-- Begin --

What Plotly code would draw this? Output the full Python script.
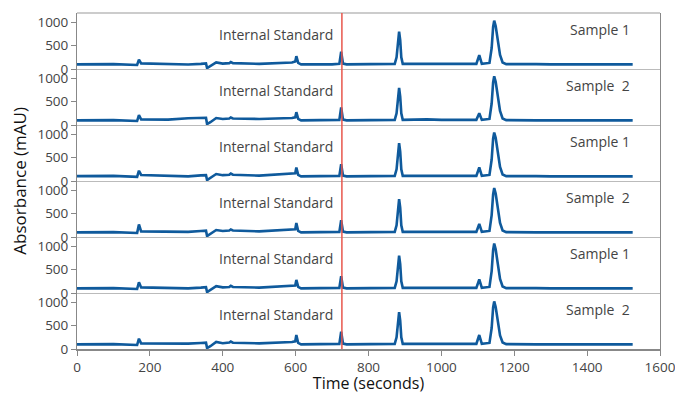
import plotly.graph_objects as go
from plotly.subplots import make_subplots

# Key time points (seconds)
time_s = [0, 100, 165, 170, 176, 250, 305, 340, 354, 357,
          366, 382, 400, 418, 422, 428, 500, 590, 599, 602,
          607, 615, 700, 720, 725, 730, 740, 800, 872, 877,
          881, 884, 887, 890, 894, 960, 1000, 1096, 1104, 1111,
          1132, 1138, 1142, 1145, 1149, 1155, 1161, 1168, 1178, 1260,
          1300, 1525]

panel1 = [100, 105, 85, 200, 120, 100, 95, 110, 120, 20,
          60, 140, 115, 125, 150, 125, 110, 140, 160, 275,
          130, 100, 100, 110, 370, 115, 100, 100, 110, 250,
          650, 800, 620, 250, 110, 115, 105, 110, 297, 110,
          130, 450, 900, 1035, 920, 600, 300, 140, 105, 105,
          100, 100]
panel2 = [100, 105, 85, 210, 120, 115, 145, 150, 155, 20,
          60, 150, 130, 140, 160, 140, 130, 150, 165, 275,
          130, 100, 100, 110, 377, 115, 100, 100, 110, 250,
          640, 793, 610, 250, 110, 120, 110, 110, 250, 110,
          130, 460, 910, 1044, 925, 600, 300, 140, 105, 100,
          100, 100]
panel3 = [105, 110, 90, 220, 130, 110, 100, 120, 125, 20,
          70, 150, 125, 135, 160, 135, 115, 150, 165, 290,
          130, 100, 100, 110, 360, 115, 100, 100, 110, 250,
          660, 810, 630, 250, 110, 115, 105, 110, 290, 110,
          130, 460, 905, 1040, 925, 600, 300, 140, 105, 105,
          100, 100]
panel4 = [100, 105, 85, 270, 120, 110, 110, 130, 135, 20,
          65, 150, 130, 140, 160, 140, 120, 150, 165, 300,
          130, 100, 100, 110, 360, 115, 100, 100, 110, 250,
          660, 810, 630, 250, 110, 115, 105, 110, 280, 110,
          130, 470, 915, 1050, 930, 610, 300, 140, 105, 100,
          100, 100]
panel5 = [100, 105, 85, 230, 120, 105, 100, 115, 125, 20,
          60, 145, 120, 130, 155, 130, 115, 145, 160, 280,
          130, 100, 100, 110, 360, 115, 100, 100, 110, 250,
          650, 800, 620, 250, 110, 115, 105, 110, 290, 110,
          130, 470, 920, 1060, 935, 610, 300, 140, 105, 105,
          100, 100]
panel6 = [100, 105, 85, 220, 120, 110, 115, 130, 135, 20,
          60, 150, 125, 140, 160, 135, 120, 150, 165, 300,
          130, 100, 100, 110, 370, 115, 100, 100, 110, 250,
          640, 790, 610, 250, 110, 115, 105, 110, 300, 110,
          130, 450, 890, 1020, 900, 590, 290, 140, 105, 100,
          100, 100]

panels = [panel1, panel2, panel3, panel4, panel5, panel6]
sample_labels = ["Sample 1", "Sample \u00a02", "Sample 1", "Sample \u00a02", "Sample 1", "Sample \u00a02"]
std_label = "Internal Standard"
std_time = 727
x_ticks = [0, 200, 400, 600, 800, 1000, 1200, 1400, 1600]
y_ticks = [0, 500, 1000]

LINE = "#0f5a9c"
FONT = "Open Sans, Noto Sans, sans-serif"

fig = make_subplots(rows=6, cols=1, shared_xaxes=True, vertical_spacing=0)

for i, vals in enumerate(panels):
    r = i + 1
    fig.add_trace(go.Scatter(x=time_s, y=vals, mode="lines",
                             line=dict(color=LINE, width=2.6),
                             showlegend=False, hoverinfo="skip"), row=r, col=1)
    fig.update_yaxes(range=[0, 1200], tickvals=y_ticks, ticks="outside", ticklen=5,
                     tickcolor="#888", showgrid=False, zeroline=False,
                     showline=True, linecolor="#888", linewidth=1, mirror=True,
                     automargin=False, ticklabeloverflow="allow",
                     tickfont=dict(family=FONT, size=13.5, color="#444"),
                     row=r, col=1)
    last = (r == 6)
    fig.update_xaxes(range=[0, 1600], tickvals=x_ticks, showgrid=False, zeroline=False,
                     showline=True, linecolor="#888" if last else "#bbb",
                     linewidth=1.5 if last else 1, mirror=False,
                     ticks="outside" if last else "", ticklen=5, tickcolor="#888",
                     showticklabels=last, automargin=False, ticklabeloverflow="allow",
                     tickfont=dict(family=FONT, size=13.5, color="#444"),
                     row=r, col=1)
    yname = "y" if r == 1 else f"y{r}"
    xname = "x" if r == 1 else f"x{r}"
    fig.add_annotation(x=708, y=750, xref=xname, yref=yname, text=std_label,
                       showarrow=False, xanchor="right", yanchor="middle",
                       font=dict(family=FONT, size=14, color="#444"))
    fig.add_annotation(x=1523, y=840, xref=xname, yref=yname, text=sample_labels[i],
                       showarrow=False, xanchor="right", yanchor="middle",
                       font=dict(family=FONT, size=14, color="#444"))

# top border
fig.add_shape(type="line", xref="paper", yref="paper", x0=0, x1=1, y0=1, y1=1,
              line=dict(color="#999", width=1))

# internal standard marker line
fig.add_shape(type="line", xref="x6", yref="paper", x0=std_time, x1=std_time, y0=0, y1=1,
              line=dict(color="#e8564c", width=1.5), layer="above")

fig.update_xaxes(title_text="Time (seconds)", title_font=dict(family=FONT, size=16, color="#111"),
                 title_standoff=4, row=6, col=1)

fig.add_annotation(x=-0.1, y=0.5, xref="paper", yref="paper", text="Absorbance (mAU)",
                   textangle=-90, showarrow=False, xanchor="center", yanchor="middle",
                   font=dict(family=FONT, size=17, color="#111"))

fig.update_layout(width=675, height=394, margin=dict(l=77, r=15, t=13, b=45),
                  plot_bgcolor="white", paper_bgcolor="white")

# remove the default page body margin so the figure fills the window exactly
fig.write_html("out.html", config={"displayModeBar": False},
               post_script="document.body.style.margin='0';document.body.style.overflow='hidden';")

-- End --

--- TASK TO COMPLETE ---
With the pictures left out, restate word for word every line of the data above, from the first down to the line that contains "1300, 1525]".

--- OUTPUT BELOW ---
What Plotly code would draw this? Output the full Python script.
import plotly.graph_objects as go
from plotly.subplots import make_subplots

# Key time points (seconds)
time_s = [0, 100, 165, 170, 176, 250, 305, 340, 354, 357,
          366, 382, 400, 418, 422, 428, 500, 590, 599, 602,
          607, 615, 700, 720, 725, 730, 740, 800, 872, 877,
          881, 884, 887, 890, 894, 960, 1000, 1096, 1104, 1111,
          1132, 1138, 1142, 1145, 1149, 1155, 1161, 1168, 1178, 1260,
          1300, 1525]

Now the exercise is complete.